As Rick Remender is undoubtedly finding out, Ed Brubaker casts one hell of a shadow. As much as Remender is trying to make a new path with his Captain America run it is inevitable that it will be compared to Brubaker’s time and time again. This leads to a tricky and somewhat unfortunate situation where Remender has to go to great lengths to differentiate his run and has thrown out almost every directional element Brubaker brought to the character. Although evident in issue one, Remender’s ‘I am not Brubaker’ syndrome becomes blatantly obvious in Captain America #2.
In issue 2 it really feels like Remender is deliberately trying to downplay the World War two elements of Steve Rogers that although they were very much overdone by Brubaker, are pivotal to the character. This first story arc of the new run, Castaway in dimension Z, sees Steve thrown completely out of his element as he is trapped in a twisted dimension ruled by crazy Nazi doctor Arnim Zola. In short it both looks and reads like Captain America in Space.

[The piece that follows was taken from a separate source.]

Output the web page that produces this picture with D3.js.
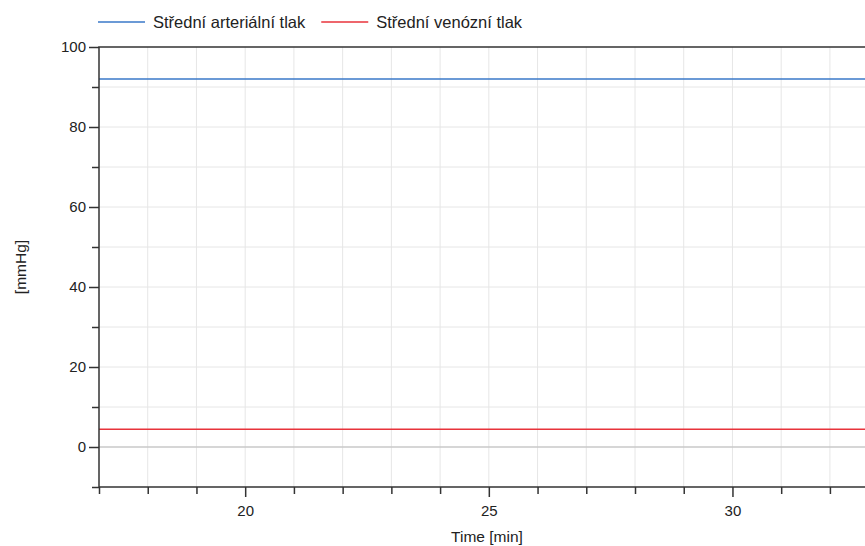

For the most part the setting just doesn’t feel right for the character, apart from Cap and Zola all the other characters are new and feel terribly foreign and alien. Don’t get me wrong I like new characters and change as much as the next guy, but in Captain America #2 there’s just a bit too much of it without enough explanation and grounding. There’s no real justification for as to why Steve is Dimension Z and it all starts to come across as change for the sake of change.
As pointed out by Andrew Taylor in his review of Captain America #1, from a technical standpoint the book is great. Romita’s art pops, Remender’s dialogue is great and overall the book flows well. Captain America #2 delivers some stunning visuals and some great fight scenes as well as portraying a delightfully weary and dishevelled Cap.
The flashbacks of a young Steve living through the great depression are all handled well and seem purposeful. There’s always a point for them being there and they usually resonate and tie in with what’s going on in the present. I cannot stress enough that this isn’t a bad books and is well above average in both art and written dialogue. It’s Reminder’s direction and vision for the character that is lacking, however the actual execution is spot on.
This by no means a ‘must read’ but if you like Captain America, or even just a fan of Romita’s artwork, I’m confident you find something to like here. It’s a good book, just not a great one.